> _What the task requires_
Write the lines out exactly as they stand, from the one containing "Convert this chart to D3.js code." through the one containing "const pieValues = [92.7, 7.1];", and only those. Omit pictures.

> _Material to process_

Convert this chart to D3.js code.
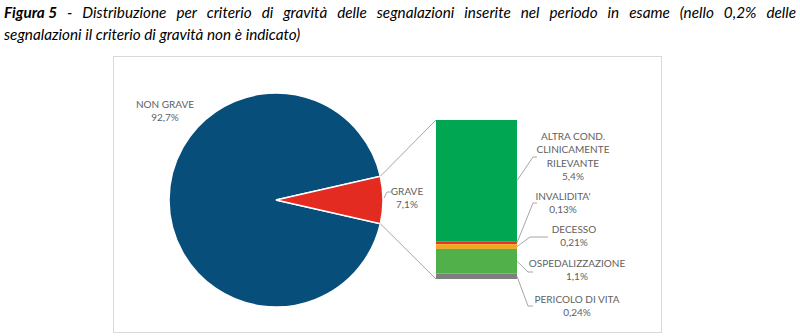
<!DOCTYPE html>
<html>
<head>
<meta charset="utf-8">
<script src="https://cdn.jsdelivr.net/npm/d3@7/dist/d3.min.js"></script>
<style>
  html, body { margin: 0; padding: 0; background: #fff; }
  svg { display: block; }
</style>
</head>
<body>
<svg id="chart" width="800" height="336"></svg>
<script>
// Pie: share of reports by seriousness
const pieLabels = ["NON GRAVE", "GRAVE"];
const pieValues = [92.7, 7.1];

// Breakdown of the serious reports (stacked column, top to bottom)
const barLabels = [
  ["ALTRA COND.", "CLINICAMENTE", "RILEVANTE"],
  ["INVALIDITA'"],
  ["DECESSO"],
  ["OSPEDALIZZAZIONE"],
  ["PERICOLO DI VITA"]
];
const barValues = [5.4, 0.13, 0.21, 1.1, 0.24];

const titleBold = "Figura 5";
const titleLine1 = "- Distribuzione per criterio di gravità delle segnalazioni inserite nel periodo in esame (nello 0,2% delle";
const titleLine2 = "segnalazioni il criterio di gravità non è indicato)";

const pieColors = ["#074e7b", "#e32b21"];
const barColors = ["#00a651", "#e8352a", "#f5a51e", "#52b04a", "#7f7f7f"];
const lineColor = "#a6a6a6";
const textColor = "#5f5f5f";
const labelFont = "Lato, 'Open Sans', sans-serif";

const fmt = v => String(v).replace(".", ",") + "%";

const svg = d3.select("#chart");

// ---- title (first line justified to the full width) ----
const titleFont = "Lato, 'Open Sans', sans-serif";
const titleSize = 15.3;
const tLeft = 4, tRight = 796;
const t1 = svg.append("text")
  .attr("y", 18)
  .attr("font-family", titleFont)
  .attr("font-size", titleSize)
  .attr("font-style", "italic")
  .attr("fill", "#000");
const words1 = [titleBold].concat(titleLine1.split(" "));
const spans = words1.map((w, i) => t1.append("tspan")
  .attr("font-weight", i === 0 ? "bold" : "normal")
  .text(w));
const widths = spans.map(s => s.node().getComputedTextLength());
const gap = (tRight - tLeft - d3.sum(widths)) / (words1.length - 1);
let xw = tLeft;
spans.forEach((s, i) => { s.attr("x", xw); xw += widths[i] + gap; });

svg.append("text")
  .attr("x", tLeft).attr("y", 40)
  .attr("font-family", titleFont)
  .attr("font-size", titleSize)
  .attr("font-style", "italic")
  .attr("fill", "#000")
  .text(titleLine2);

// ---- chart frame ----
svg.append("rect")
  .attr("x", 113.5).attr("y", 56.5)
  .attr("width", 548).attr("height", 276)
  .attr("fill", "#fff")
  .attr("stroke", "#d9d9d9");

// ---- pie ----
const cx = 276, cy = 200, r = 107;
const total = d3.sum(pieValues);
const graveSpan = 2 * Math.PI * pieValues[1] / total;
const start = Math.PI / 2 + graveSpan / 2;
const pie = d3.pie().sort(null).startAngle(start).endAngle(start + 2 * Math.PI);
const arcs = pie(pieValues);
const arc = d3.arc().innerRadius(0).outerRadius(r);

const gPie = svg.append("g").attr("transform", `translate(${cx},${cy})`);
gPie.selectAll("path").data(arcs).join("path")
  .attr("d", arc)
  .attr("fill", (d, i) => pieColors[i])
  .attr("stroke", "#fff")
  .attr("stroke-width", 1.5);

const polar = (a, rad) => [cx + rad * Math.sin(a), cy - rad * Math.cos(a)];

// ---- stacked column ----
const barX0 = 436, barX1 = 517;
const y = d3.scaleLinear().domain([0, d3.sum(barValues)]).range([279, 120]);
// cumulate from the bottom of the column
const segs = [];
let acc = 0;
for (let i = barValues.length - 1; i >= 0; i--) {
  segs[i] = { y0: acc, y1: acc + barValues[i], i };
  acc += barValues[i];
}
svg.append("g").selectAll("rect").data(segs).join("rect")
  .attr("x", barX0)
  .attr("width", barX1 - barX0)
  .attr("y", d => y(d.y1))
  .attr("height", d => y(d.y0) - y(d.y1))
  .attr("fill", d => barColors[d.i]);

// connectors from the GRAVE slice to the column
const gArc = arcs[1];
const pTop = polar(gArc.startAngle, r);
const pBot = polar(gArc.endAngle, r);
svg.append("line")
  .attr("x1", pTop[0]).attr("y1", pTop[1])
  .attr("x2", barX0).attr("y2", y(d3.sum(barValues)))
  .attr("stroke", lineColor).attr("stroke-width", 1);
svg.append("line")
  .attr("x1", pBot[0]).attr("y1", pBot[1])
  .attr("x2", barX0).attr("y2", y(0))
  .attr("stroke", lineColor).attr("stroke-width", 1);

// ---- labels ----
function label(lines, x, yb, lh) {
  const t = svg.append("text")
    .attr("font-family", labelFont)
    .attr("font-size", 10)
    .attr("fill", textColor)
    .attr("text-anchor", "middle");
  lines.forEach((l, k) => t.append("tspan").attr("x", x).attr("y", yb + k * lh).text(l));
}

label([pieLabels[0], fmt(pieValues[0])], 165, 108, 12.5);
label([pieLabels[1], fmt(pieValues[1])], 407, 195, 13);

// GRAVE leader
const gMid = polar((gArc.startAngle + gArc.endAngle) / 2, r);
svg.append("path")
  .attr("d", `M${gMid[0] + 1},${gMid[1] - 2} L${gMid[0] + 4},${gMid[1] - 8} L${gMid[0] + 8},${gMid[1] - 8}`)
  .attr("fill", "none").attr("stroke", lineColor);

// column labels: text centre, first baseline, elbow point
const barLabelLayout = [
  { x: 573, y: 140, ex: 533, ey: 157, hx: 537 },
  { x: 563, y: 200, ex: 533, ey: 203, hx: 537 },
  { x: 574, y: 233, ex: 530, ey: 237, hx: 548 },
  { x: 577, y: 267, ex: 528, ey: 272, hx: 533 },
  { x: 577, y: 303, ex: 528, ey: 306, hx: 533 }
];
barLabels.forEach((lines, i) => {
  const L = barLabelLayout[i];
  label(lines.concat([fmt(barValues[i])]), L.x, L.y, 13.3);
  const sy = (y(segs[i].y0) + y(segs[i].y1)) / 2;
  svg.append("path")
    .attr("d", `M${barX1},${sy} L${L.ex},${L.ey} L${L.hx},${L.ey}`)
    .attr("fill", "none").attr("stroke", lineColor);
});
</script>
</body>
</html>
==
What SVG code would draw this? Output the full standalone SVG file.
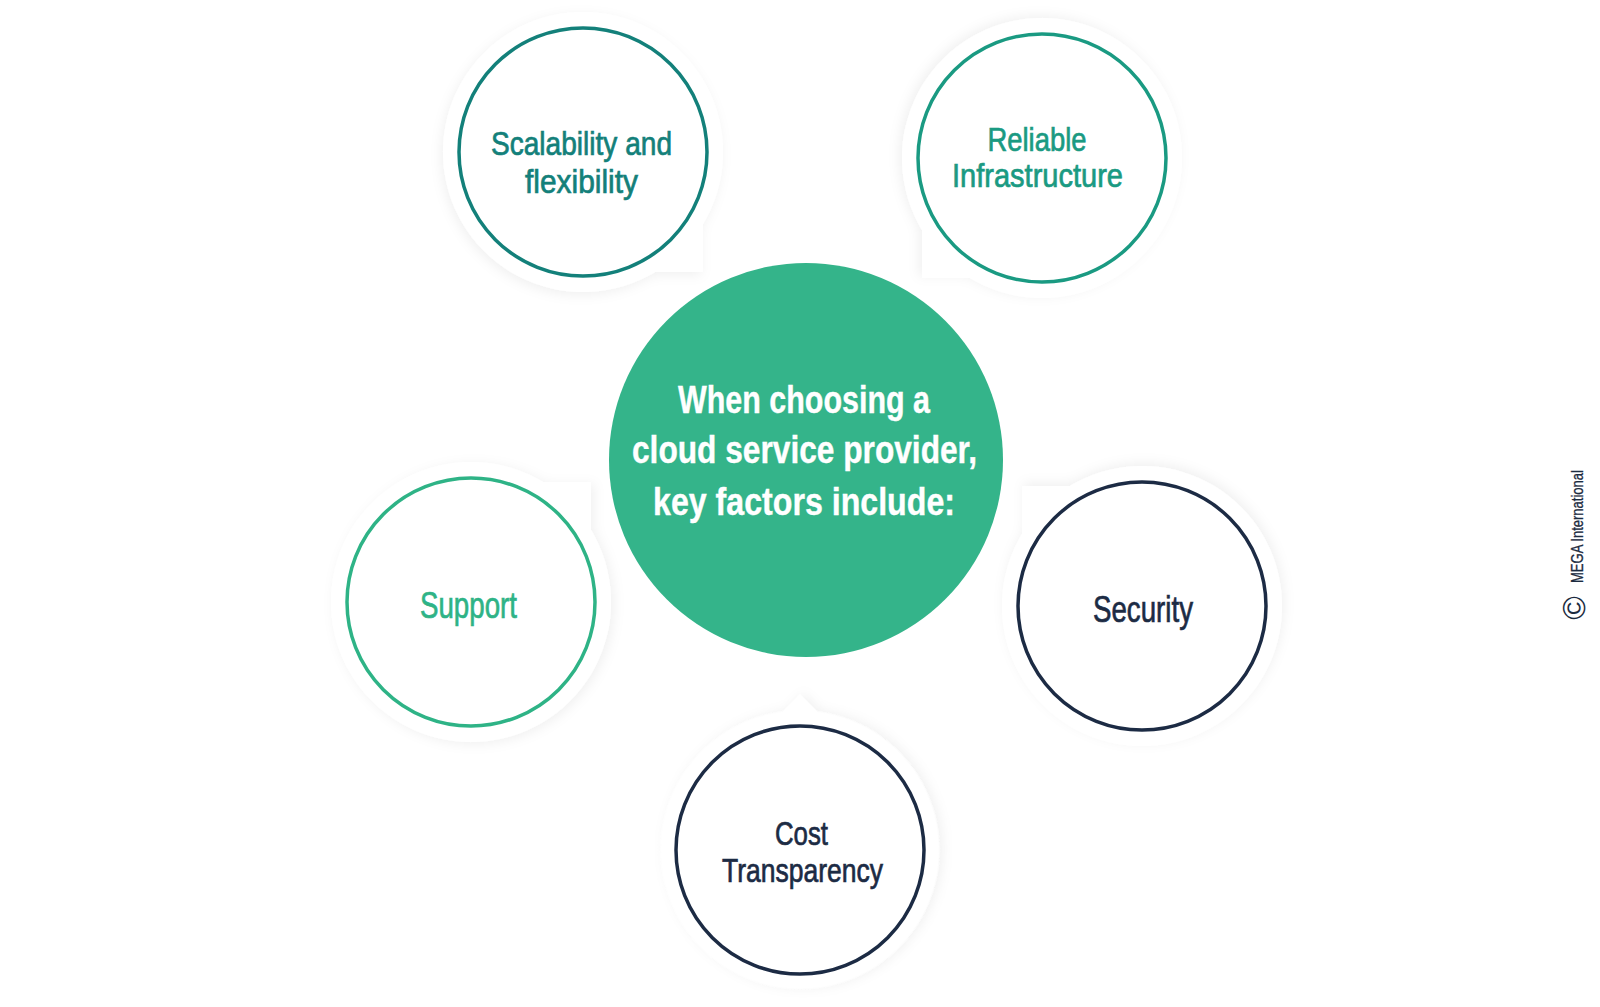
* * *
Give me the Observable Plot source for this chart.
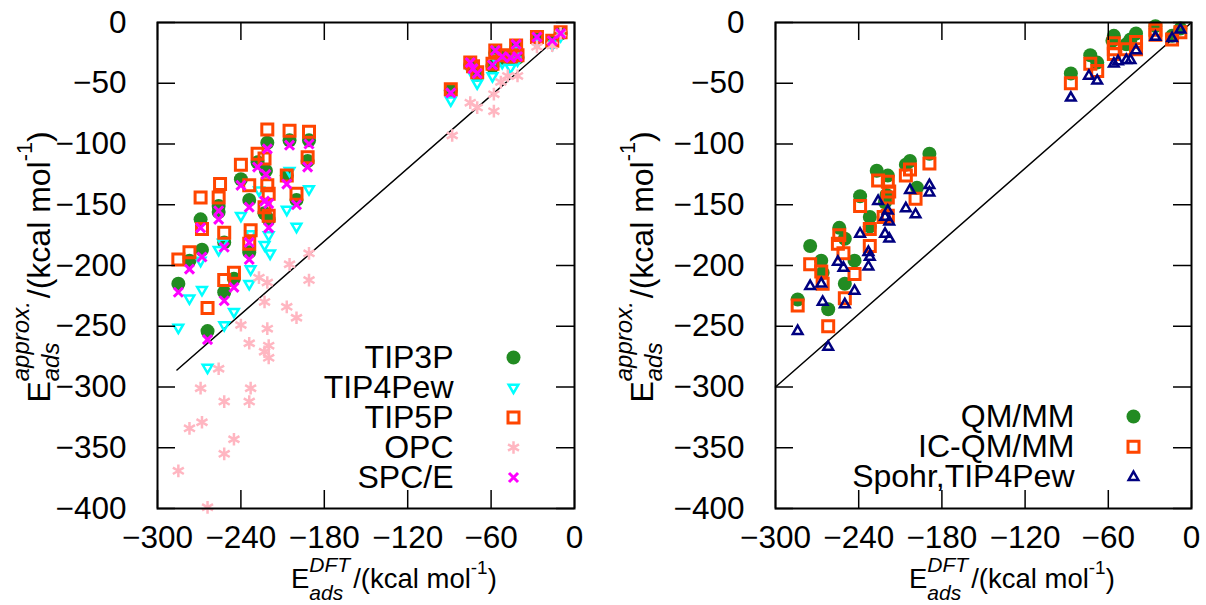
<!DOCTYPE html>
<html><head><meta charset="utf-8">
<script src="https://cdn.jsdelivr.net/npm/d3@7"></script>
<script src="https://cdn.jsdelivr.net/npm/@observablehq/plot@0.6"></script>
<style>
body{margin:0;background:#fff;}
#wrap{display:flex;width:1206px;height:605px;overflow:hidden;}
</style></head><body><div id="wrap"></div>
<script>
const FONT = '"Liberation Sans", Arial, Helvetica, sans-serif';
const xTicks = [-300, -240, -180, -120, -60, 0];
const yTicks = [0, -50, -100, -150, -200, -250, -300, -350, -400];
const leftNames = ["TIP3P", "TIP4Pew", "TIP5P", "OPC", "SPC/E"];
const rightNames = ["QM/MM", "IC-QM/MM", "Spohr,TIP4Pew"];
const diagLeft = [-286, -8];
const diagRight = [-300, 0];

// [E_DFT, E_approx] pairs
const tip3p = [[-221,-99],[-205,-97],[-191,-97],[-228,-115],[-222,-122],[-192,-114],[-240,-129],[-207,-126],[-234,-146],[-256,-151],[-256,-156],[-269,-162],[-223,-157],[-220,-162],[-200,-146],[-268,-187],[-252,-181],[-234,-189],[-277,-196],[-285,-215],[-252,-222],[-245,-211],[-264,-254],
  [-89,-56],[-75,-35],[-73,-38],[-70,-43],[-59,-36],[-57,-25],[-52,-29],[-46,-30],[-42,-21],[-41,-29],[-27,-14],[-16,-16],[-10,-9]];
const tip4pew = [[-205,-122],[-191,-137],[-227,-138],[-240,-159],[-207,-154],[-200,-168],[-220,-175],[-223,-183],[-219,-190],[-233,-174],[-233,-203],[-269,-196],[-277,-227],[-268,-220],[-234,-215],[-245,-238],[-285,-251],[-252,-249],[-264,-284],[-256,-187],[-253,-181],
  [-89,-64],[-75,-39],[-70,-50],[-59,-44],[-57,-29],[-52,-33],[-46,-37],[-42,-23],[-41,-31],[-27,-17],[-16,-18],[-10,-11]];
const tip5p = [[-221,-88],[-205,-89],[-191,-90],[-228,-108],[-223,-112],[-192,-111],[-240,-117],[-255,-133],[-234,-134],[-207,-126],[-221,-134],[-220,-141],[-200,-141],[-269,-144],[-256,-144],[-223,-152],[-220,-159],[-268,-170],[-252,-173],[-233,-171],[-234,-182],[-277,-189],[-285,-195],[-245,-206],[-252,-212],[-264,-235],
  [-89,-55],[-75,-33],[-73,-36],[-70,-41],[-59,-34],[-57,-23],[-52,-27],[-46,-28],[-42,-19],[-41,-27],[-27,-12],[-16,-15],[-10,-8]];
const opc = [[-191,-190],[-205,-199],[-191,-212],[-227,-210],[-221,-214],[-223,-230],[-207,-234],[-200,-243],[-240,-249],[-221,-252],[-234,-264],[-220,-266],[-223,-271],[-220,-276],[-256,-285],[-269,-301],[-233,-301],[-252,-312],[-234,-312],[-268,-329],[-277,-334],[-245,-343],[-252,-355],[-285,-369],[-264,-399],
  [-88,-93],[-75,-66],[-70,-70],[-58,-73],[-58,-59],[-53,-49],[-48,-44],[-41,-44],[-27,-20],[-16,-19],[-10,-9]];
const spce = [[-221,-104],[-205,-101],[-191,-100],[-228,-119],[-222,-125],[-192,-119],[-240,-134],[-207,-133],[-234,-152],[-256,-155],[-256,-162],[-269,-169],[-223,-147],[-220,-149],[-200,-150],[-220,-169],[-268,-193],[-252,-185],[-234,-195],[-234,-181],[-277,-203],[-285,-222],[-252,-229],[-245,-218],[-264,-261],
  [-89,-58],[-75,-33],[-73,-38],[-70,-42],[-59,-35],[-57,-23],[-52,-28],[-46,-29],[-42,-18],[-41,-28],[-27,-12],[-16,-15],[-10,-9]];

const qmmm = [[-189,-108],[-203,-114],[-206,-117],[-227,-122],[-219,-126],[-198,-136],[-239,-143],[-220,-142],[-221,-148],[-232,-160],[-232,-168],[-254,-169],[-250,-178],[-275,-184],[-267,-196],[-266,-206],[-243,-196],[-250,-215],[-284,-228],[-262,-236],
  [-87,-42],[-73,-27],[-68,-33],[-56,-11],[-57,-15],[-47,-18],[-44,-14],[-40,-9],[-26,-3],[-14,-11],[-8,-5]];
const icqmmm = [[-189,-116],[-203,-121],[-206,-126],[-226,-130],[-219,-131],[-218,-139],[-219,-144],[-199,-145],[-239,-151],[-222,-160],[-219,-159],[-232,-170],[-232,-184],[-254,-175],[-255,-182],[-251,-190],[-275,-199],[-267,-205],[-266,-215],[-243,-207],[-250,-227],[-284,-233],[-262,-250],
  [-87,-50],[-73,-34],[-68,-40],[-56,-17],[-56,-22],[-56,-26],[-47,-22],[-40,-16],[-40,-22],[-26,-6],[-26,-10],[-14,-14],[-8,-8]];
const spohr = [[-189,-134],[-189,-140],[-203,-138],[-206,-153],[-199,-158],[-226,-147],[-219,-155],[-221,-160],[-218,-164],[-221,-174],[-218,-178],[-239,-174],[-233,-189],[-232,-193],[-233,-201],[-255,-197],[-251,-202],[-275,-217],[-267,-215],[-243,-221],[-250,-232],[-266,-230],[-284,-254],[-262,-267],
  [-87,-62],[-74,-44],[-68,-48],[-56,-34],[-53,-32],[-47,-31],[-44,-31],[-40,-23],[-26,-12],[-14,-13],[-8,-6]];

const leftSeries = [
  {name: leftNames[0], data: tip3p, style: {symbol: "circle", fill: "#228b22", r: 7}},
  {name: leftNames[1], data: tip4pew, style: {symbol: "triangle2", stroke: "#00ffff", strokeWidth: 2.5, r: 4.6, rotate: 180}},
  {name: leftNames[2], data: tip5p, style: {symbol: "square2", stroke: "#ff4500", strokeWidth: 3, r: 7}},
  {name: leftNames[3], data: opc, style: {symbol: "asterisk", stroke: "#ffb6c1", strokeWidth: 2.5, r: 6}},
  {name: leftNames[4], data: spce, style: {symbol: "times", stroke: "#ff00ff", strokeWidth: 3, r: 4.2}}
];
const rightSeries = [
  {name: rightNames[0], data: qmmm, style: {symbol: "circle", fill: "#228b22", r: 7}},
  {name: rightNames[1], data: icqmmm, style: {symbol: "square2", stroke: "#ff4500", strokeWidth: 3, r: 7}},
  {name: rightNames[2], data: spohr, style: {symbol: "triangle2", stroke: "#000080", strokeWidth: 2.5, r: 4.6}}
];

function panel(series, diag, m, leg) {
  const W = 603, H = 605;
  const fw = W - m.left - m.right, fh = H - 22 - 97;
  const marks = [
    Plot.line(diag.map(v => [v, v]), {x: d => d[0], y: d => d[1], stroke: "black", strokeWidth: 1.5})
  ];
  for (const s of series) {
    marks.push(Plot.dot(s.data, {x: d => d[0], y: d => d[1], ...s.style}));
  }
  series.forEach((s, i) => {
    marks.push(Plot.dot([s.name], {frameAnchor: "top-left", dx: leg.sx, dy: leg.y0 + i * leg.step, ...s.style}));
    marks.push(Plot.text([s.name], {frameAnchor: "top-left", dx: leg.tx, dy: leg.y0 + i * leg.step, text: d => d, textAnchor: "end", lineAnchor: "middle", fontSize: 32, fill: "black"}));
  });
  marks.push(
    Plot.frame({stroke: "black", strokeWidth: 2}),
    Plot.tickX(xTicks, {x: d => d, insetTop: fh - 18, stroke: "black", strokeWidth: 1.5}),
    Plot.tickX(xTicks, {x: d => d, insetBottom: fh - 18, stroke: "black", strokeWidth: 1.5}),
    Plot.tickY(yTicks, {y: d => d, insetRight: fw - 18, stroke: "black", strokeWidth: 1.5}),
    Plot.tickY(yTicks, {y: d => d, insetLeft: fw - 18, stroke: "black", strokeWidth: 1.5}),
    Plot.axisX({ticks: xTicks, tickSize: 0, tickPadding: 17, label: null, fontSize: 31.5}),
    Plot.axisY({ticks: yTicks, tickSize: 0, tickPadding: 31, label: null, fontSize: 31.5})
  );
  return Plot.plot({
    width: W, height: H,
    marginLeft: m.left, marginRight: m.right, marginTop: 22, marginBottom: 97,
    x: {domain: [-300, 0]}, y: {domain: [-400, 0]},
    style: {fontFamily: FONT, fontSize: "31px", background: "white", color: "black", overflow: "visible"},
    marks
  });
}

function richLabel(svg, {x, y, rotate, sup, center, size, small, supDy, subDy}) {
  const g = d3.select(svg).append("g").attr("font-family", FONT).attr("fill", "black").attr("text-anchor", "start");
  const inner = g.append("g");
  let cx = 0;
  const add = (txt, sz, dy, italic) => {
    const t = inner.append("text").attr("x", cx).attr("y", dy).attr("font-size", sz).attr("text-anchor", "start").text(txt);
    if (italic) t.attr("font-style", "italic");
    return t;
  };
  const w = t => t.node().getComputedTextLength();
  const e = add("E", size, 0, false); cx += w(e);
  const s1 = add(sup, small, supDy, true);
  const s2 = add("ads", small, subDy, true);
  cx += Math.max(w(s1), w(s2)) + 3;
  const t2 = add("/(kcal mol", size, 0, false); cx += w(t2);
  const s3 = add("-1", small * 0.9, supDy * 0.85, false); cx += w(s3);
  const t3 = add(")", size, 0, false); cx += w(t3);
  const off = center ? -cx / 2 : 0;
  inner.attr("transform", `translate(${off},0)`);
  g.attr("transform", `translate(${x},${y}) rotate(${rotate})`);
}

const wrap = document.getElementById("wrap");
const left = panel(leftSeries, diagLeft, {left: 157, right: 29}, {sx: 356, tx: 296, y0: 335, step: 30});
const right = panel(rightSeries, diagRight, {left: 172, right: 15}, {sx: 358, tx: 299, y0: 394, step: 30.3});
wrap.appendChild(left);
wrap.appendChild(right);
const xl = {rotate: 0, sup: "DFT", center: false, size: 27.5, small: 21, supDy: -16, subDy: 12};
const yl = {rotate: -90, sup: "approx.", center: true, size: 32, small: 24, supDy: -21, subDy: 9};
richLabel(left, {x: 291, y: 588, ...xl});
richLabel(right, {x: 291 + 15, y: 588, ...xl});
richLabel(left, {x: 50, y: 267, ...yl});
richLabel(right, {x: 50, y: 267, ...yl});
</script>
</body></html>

> _Response below_
Convert this chart to D3.js code.
<!DOCTYPE html>
<html>
<head>
<meta charset="utf-8">
<script src="https://cdn.jsdelivr.net/npm/d3@7/dist/d3.min.js"></script>
<style>
  html, body { margin: 0; padding: 0; background: #fff; }
  svg { display: block; }
</style>
</head>
<body>
<svg id="chart" width="800" height="336"></svg>
<script>
// Pie: share of reports by seriousness
const pieLabels = ["NON GRAVE", "GRAVE"];
const pieValues = [92.7, 7.1];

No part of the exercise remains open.